§ **WRITTEN TASK**: Give the number of lines that hold the string "source". Nothing else is needed.

§ **RECORD EXCERPTS**:

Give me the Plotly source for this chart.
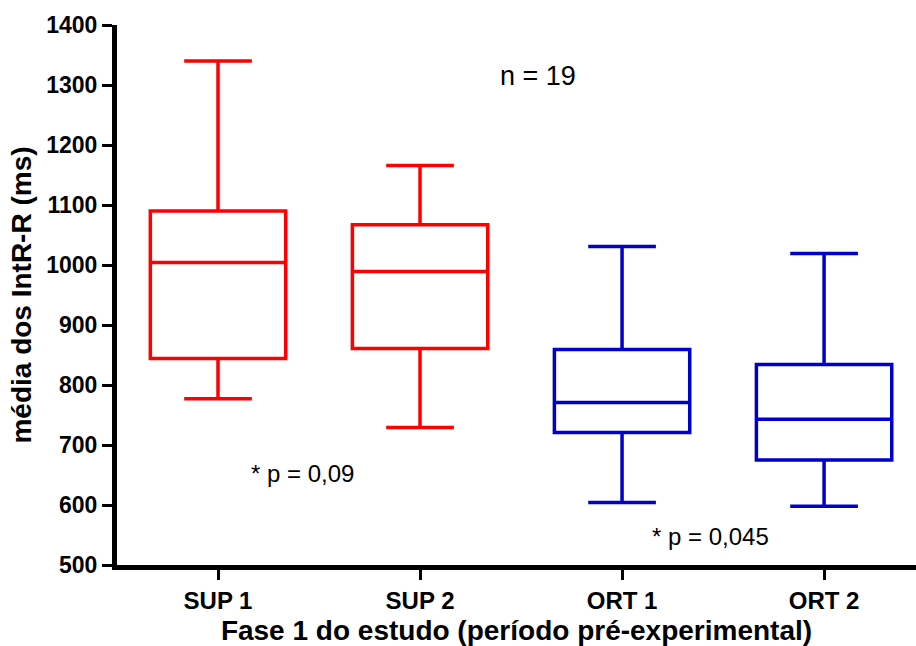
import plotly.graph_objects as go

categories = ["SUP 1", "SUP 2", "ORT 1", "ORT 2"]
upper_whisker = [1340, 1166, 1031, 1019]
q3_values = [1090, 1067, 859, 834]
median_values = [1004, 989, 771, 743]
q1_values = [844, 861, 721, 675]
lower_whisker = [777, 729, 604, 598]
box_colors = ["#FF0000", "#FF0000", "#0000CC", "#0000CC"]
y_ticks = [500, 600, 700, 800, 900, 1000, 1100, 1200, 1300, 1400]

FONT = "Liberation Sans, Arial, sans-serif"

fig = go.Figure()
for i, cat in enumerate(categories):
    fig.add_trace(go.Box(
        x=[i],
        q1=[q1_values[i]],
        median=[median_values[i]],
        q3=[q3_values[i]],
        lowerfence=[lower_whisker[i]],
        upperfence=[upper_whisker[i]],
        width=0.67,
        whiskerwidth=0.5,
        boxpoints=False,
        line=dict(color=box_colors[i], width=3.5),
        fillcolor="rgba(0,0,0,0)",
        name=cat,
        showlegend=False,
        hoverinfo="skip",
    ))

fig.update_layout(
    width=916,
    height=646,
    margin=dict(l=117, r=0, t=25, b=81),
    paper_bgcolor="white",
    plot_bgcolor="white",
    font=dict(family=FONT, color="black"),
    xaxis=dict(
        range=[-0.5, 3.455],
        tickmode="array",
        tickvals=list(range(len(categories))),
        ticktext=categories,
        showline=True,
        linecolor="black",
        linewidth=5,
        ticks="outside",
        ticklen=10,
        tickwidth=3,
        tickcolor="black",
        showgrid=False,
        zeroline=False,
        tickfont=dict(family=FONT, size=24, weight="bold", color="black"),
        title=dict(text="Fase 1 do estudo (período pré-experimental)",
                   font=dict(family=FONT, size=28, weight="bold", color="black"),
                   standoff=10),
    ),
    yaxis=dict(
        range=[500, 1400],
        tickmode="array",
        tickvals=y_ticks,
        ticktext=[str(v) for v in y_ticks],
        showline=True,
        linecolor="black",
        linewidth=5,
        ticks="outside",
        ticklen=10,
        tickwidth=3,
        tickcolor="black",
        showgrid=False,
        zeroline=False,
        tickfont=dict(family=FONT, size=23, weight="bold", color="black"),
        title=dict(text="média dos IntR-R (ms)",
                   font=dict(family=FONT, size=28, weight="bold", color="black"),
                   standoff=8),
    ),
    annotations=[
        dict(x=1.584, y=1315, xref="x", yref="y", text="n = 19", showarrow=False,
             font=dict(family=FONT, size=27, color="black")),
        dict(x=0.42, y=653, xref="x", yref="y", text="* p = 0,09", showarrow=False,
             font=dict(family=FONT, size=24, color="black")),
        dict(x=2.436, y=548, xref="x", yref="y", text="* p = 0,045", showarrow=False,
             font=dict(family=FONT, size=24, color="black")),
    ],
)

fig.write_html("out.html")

--

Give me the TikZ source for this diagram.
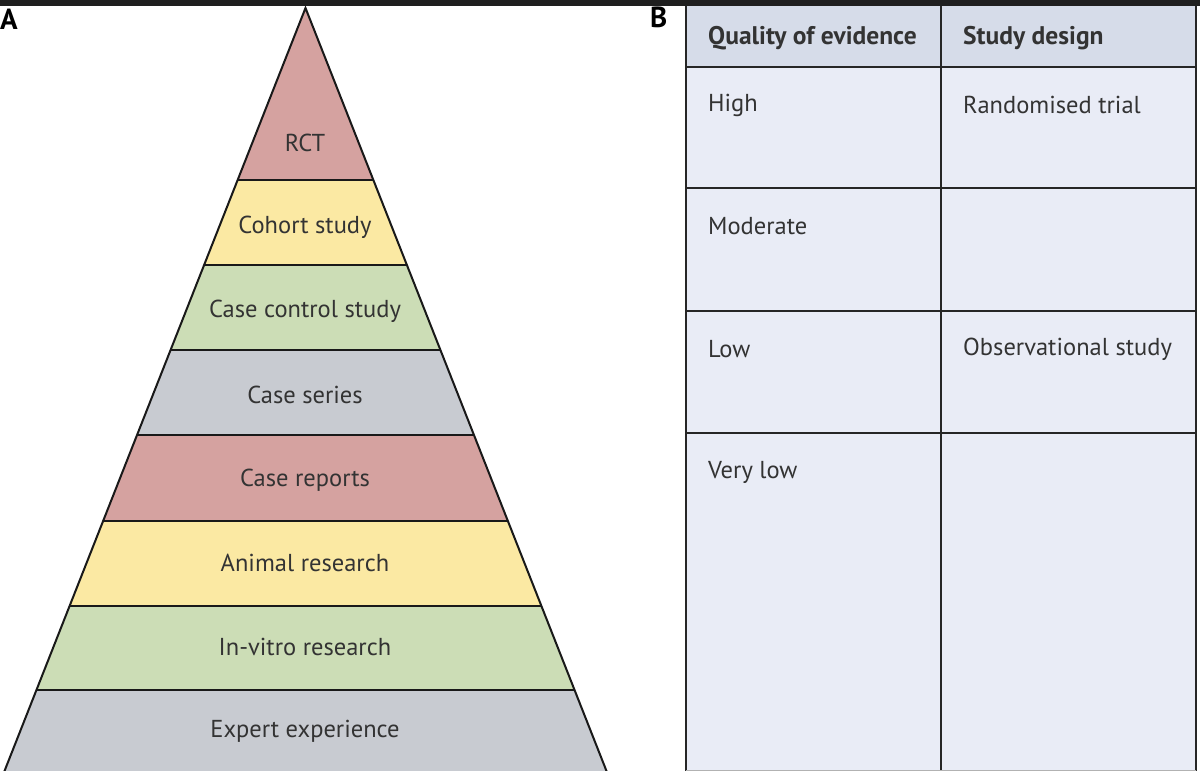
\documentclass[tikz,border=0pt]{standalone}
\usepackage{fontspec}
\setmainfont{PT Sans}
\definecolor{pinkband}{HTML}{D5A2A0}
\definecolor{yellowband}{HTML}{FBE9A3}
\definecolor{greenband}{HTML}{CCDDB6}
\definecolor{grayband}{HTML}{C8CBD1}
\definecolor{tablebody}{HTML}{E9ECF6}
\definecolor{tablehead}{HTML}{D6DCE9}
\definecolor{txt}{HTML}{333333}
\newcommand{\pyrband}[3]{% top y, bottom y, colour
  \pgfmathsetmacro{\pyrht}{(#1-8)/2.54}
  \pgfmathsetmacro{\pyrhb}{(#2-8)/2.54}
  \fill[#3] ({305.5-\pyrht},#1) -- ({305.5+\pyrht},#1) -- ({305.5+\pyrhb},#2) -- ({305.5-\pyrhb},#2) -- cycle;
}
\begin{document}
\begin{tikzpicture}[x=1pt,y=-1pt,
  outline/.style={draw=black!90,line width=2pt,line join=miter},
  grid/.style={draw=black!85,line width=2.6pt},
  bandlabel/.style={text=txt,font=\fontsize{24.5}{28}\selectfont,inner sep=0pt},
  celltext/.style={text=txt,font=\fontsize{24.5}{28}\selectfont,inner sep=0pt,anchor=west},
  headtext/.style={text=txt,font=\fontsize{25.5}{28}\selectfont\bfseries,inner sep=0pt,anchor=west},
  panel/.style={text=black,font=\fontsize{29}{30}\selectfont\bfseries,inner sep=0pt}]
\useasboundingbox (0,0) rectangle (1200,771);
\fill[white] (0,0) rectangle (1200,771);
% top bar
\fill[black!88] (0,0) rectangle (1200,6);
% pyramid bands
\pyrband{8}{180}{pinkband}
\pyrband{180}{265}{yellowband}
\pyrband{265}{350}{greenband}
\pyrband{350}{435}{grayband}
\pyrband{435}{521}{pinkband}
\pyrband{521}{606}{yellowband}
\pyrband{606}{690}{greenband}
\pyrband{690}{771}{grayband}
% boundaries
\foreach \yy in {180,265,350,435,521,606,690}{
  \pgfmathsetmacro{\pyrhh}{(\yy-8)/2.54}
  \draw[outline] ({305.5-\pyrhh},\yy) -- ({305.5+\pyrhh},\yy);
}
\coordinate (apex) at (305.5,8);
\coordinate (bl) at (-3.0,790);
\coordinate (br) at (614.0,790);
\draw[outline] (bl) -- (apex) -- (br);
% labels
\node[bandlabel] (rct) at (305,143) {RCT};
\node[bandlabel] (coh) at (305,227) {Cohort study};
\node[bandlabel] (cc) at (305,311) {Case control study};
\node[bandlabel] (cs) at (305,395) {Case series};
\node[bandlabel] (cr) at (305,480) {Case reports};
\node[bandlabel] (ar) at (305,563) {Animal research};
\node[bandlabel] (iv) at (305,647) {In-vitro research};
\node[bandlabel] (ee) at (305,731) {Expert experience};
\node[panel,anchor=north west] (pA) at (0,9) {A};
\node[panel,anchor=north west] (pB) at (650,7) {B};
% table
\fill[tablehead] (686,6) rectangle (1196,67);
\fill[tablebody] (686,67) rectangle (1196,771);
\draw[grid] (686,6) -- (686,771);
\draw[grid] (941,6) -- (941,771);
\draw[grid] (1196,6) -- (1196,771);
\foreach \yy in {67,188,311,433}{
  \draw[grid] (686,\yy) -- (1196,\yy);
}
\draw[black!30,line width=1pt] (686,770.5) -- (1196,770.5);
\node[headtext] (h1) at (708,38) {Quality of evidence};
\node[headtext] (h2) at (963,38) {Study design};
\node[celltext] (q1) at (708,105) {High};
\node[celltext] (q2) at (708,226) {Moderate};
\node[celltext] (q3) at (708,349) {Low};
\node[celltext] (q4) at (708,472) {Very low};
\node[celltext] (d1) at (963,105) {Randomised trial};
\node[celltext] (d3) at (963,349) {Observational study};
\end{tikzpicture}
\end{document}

* * *

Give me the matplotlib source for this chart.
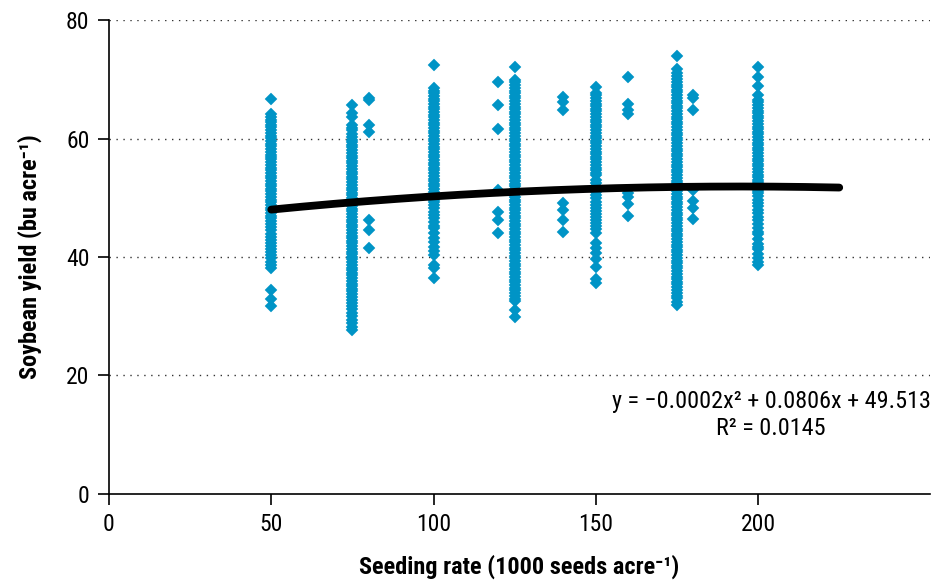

§ **TASK RESPONSE**: 3